Among the entries below, count the lines where the string "this" occurs, and give only the number.

[BEGIN Dataset]

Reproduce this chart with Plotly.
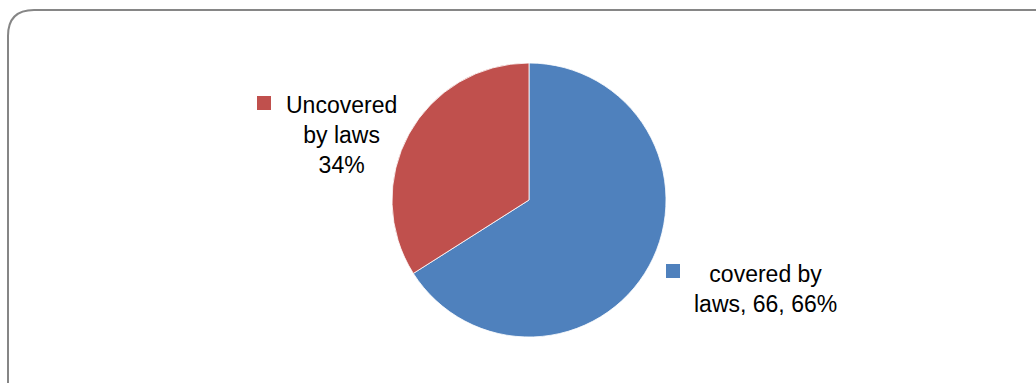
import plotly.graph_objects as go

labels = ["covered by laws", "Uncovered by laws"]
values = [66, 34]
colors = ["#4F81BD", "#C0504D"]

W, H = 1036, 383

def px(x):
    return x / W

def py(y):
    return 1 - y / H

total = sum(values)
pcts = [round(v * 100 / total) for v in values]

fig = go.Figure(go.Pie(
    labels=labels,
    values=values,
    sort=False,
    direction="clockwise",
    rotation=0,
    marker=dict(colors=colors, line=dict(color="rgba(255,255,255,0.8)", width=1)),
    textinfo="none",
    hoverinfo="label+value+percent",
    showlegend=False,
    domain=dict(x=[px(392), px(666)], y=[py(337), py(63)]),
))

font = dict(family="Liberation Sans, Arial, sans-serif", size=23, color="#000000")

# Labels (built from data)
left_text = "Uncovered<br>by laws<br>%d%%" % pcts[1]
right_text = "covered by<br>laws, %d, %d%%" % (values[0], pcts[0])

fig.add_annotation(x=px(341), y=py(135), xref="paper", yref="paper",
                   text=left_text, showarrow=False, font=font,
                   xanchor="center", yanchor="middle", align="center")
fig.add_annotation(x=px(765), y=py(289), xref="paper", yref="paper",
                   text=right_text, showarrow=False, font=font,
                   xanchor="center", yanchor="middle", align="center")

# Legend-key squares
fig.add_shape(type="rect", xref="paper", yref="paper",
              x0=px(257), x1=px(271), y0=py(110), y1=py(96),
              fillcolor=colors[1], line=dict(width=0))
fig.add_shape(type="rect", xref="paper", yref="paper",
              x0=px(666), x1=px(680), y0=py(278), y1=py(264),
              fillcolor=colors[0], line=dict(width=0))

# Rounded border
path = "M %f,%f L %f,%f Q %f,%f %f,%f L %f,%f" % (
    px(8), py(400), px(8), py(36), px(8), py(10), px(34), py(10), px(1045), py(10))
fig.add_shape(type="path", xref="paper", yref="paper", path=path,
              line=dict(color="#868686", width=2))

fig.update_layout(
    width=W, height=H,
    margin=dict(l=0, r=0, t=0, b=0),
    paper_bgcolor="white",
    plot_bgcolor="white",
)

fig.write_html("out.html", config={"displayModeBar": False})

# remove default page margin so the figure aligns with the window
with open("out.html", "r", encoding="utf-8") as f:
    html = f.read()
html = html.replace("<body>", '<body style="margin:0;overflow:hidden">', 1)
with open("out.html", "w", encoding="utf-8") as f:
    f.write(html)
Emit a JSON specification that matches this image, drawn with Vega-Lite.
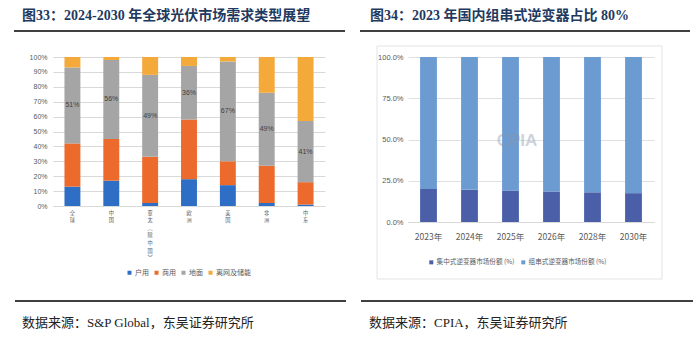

[END Dataset]

## [Exercise solution]
2